Hawaii lawmakers want the state’s ground transportation to run entirely on renewables by 2045. As a majority of their imported fossil fuels go towards transportation, if every car on the road was instead powered by clean electricity, it could make a huge difference for the state’s emissions. But there’s still a long way to go. Not only does the bill need to be passed, but just around 5,000 of the one million cars in Hawaii are currently electric.
Hawaii already leads the United States in renewable energy goals, with a target of utilities sourcing 100 percent of electricity from clean sources by 2045. But they want to go a step further, now calling for 100 percent renewable ground transportation.

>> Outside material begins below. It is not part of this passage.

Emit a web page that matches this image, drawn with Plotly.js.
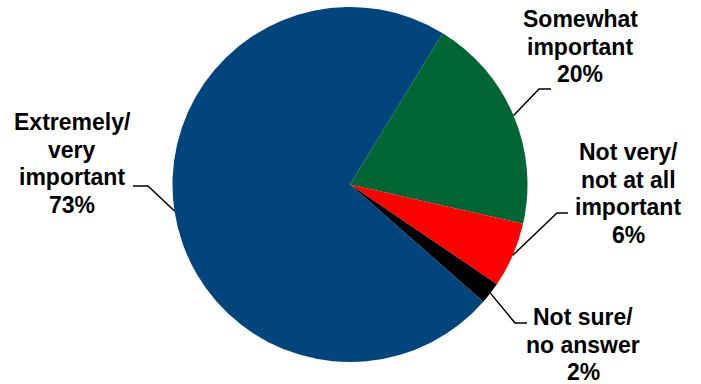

The 2045 clean ground transportation goal wouldn’t be a mandate, unlike the 2045 electricity goal under which utilities will be fined if they do not source all their electricity from renewable sources by the deadline. If you live in Hawaii, you won’t have to turn in your gas-guzzling car; state representative Chris Lee, who’s the Energy and Environment committee chairman, said, “Nobody wants to step in and force people to get rid of cars that they might love now.”
The Hawaii Legislature began Wednesday, and there the bill will be introduced. Lawmakers are unsure if funding will be part of the bill. But it is clear that it will focus only on ground transportation and not air transportation, a sector where it’s more difficult to power crafts renewably.
For Hawaii to achieve its goals, other states and countries will have to pitch in. Energy consulting company HD Baker & Co. managing director Hugh Baker said, “Our ability to achieve it is really going to be dependent on what happens throughout the entire automotive industry. We can say we want 100 percent clean transportation technology, but the market in Hawaii is not nearly big enough by itself to move the whole global automotive industry. It will really take more than just Hawaii.”